» **DATA EXTRACT**:
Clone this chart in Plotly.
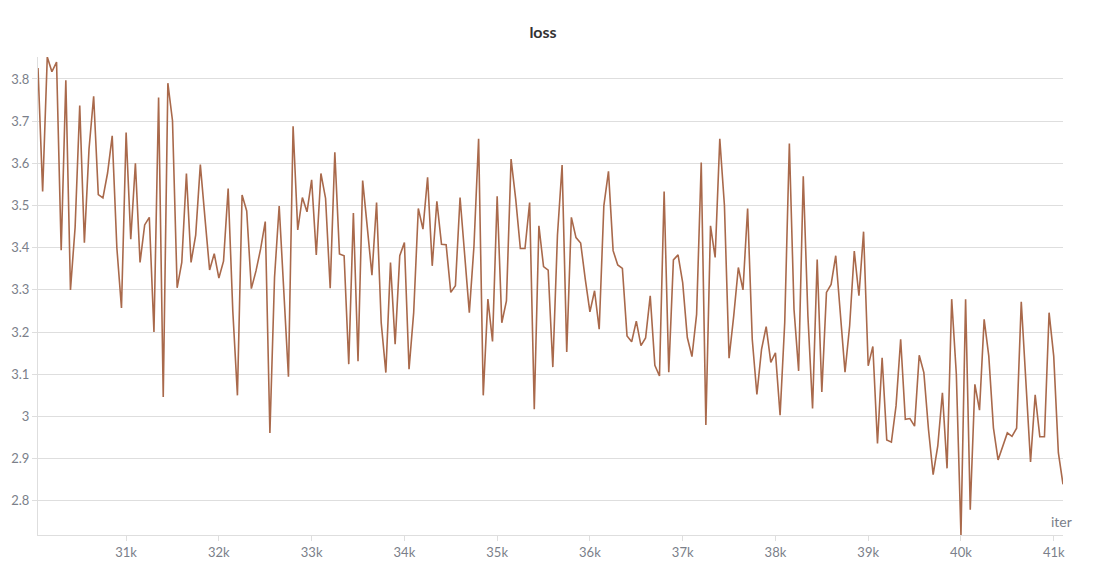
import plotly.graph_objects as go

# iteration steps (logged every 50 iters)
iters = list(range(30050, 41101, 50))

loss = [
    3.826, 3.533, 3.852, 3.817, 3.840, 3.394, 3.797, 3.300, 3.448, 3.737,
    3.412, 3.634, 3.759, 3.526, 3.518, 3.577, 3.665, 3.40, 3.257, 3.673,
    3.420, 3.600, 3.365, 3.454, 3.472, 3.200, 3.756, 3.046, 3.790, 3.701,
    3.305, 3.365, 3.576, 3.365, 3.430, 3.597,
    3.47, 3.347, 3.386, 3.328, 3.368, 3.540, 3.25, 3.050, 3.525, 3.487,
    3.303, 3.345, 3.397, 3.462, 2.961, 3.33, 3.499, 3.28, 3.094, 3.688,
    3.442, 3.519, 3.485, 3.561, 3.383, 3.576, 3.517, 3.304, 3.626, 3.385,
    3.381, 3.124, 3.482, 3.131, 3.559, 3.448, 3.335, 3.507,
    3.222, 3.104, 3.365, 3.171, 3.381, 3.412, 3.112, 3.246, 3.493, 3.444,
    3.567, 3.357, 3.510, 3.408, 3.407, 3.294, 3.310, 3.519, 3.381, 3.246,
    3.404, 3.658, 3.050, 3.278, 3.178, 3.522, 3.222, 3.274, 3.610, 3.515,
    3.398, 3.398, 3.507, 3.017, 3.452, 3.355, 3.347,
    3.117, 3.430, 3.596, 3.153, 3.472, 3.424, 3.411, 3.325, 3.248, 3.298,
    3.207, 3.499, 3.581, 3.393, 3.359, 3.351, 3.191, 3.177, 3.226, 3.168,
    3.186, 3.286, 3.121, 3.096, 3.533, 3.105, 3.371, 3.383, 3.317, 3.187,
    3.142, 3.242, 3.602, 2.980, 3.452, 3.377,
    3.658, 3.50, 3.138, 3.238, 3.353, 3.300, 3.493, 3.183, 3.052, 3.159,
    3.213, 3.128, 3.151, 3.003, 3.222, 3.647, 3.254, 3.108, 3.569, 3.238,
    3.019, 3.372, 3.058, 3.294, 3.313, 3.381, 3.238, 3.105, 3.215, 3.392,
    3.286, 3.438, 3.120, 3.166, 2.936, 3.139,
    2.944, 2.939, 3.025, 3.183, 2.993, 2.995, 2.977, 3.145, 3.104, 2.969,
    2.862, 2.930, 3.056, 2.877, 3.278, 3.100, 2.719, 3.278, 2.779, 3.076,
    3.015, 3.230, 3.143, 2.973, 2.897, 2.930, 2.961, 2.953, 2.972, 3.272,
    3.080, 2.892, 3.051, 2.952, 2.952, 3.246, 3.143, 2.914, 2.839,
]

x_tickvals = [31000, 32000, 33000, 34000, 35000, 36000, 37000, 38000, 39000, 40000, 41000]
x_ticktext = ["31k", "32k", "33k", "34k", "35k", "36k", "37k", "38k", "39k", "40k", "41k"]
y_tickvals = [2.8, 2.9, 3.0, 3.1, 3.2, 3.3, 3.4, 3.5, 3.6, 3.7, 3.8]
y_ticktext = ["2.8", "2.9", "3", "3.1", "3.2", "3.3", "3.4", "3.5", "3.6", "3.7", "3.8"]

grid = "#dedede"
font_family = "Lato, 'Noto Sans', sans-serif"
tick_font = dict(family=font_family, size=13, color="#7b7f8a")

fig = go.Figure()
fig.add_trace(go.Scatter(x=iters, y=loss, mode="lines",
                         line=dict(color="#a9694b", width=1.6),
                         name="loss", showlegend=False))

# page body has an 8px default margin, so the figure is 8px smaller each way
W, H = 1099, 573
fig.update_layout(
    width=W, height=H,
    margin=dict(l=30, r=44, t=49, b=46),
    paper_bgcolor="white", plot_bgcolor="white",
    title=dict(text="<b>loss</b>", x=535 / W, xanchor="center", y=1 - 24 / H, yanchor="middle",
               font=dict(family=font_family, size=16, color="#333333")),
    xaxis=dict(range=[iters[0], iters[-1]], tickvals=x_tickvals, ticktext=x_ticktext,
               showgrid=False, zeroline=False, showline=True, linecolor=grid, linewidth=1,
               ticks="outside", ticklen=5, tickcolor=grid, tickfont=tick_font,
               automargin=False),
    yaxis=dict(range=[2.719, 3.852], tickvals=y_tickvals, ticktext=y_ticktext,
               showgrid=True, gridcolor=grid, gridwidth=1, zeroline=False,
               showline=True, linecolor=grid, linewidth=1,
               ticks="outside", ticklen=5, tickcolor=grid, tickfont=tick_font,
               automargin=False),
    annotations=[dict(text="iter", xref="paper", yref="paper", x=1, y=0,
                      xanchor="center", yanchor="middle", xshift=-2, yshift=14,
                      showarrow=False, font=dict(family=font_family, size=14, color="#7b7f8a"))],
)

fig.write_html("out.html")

» **BRIEF**: Repeat verbatim all the material, but not the pictures.

» **RESULT FOR THIS TASK**:
Clone this chart in Plotly.
import plotly.graph_objects as go

# iteration steps (logged every 50 iters)
iters = list(range(30050, 41101, 50))

loss = [
    3.826, 3.533, 3.852, 3.817, 3.840, 3.394, 3.797, 3.300, 3.448, 3.737,
    3.412, 3.634, 3.759, 3.526, 3.518, 3.577, 3.665, 3.40, 3.257, 3.673,
    3.420, 3.600, 3.365, 3.454, 3.472, 3.200, 3.756, 3.046, 3.790, 3.701,
    3.305, 3.365, 3.576, 3.365, 3.430, 3.597,
    3.47, 3.347, 3.386, 3.328, 3.368, 3.540, 3.25, 3.050, 3.525, 3.487,
    3.303, 3.345, 3.397, 3.462, 2.961, 3.33, 3.499, 3.28, 3.094, 3.688,
    3.442, 3.519, 3.485, 3.561, 3.383, 3.576, 3.517, 3.304, 3.626, 3.385,
    3.381, 3.124, 3.482, 3.131, 3.559, 3.448, 3.335, 3.507,
    3.222, 3.104, 3.365, 3.171, 3.381, 3.412, 3.112, 3.246, 3.493, 3.444,
    3.567, 3.357, 3.510, 3.408, 3.407, 3.294, 3.310, 3.519, 3.381, 3.246,
    3.404, 3.658, 3.050, 3.278, 3.178, 3.522, 3.222, 3.274, 3.610, 3.515,
    3.398, 3.398, 3.507, 3.017, 3.452, 3.355, 3.347,
    3.117, 3.430, 3.596, 3.153, 3.472, 3.424, 3.411, 3.325, 3.248, 3.298,
    3.207, 3.499, 3.581, 3.393, 3.359, 3.351, 3.191, 3.177, 3.226, 3.168,
    3.186, 3.286, 3.121, 3.096, 3.533, 3.105, 3.371, 3.383, 3.317, 3.187,
    3.142, 3.242, 3.602, 2.980, 3.452, 3.377,
    3.658, 3.50, 3.138, 3.238, 3.353, 3.300, 3.493, 3.183, 3.052, 3.159,
    3.213, 3.128, 3.151, 3.003, 3.222, 3.647, 3.254, 3.108, 3.569, 3.238,
    3.019, 3.372, 3.058, 3.294, 3.313, 3.381, 3.238, 3.105, 3.215, 3.392,
    3.286, 3.438, 3.120, 3.166, 2.936, 3.139,
    2.944, 2.939, 3.025, 3.183, 2.993, 2.995, 2.977, 3.145, 3.104, 2.969,
    2.862, 2.930, 3.056, 2.877, 3.278, 3.100, 2.719, 3.278, 2.779, 3.076,
    3.015, 3.230, 3.143, 2.973, 2.897, 2.930, 2.961, 2.953, 2.972, 3.272,
    3.080, 2.892, 3.051, 2.952, 2.952, 3.246, 3.143, 2.914, 2.839,
]

x_tickvals = [31000, 32000, 33000, 34000, 35000, 36000, 37000, 38000, 39000, 40000, 41000]
x_ticktext = ["31k", "32k", "33k", "34k", "35k", "36k", "37k", "38k", "39k", "40k", "41k"]
y_tickvals = [2.8, 2.9, 3.0, 3.1, 3.2, 3.3, 3.4, 3.5, 3.6, 3.7, 3.8]
y_ticktext = ["2.8", "2.9", "3", "3.1", "3.2", "3.3", "3.4", "3.5", "3.6", "3.7", "3.8"]

grid = "#dedede"
font_family = "Lato, 'Noto Sans', sans-serif"
tick_font = dict(family=font_family, size=13, color="#7b7f8a")

fig = go.Figure()
fig.add_trace(go.Scatter(x=iters, y=loss, mode="lines",
                         line=dict(color="#a9694b", width=1.6),
                         name="loss", showlegend=False))

# page body has an 8px default margin, so the figure is 8px smaller each way
W, H = 1099, 573
fig.update_layout(
    width=W, height=H,
    margin=dict(l=30, r=44, t=49, b=46),
    paper_bgcolor="white", plot_bgcolor="white",
    title=dict(text="<b>loss</b>", x=535 / W, xanchor="center", y=1 - 24 / H, yanchor="middle",
               font=dict(family=font_family, size=16, color="#333333")),
    xaxis=dict(range=[iters[0], iters[-1]], tickvals=x_tickvals, ticktext=x_ticktext,
               showgrid=False, zeroline=False, showline=True, linecolor=grid, linewidth=1,
               ticks="outside", ticklen=5, tickcolor=grid, tickfont=tick_font,
               automargin=False),
    yaxis=dict(range=[2.719, 3.852], tickvals=y_tickvals, ticktext=y_ticktext,
               showgrid=True, gridcolor=grid, gridwidth=1, zeroline=False,
               showline=True, linecolor=grid, linewidth=1,
               ticks="outside", ticklen=5, tickcolor=grid, tickfont=tick_font,
               automargin=False),
    annotations=[dict(text="iter", xref="paper", yref="paper", x=1, y=0,
                      xanchor="center", yanchor="middle", xshift=-2, yshift=14,
                      showarrow=False, font=dict(family=font_family, size=14, color="#7b7f8a"))],
)

fig.write_html("out.html")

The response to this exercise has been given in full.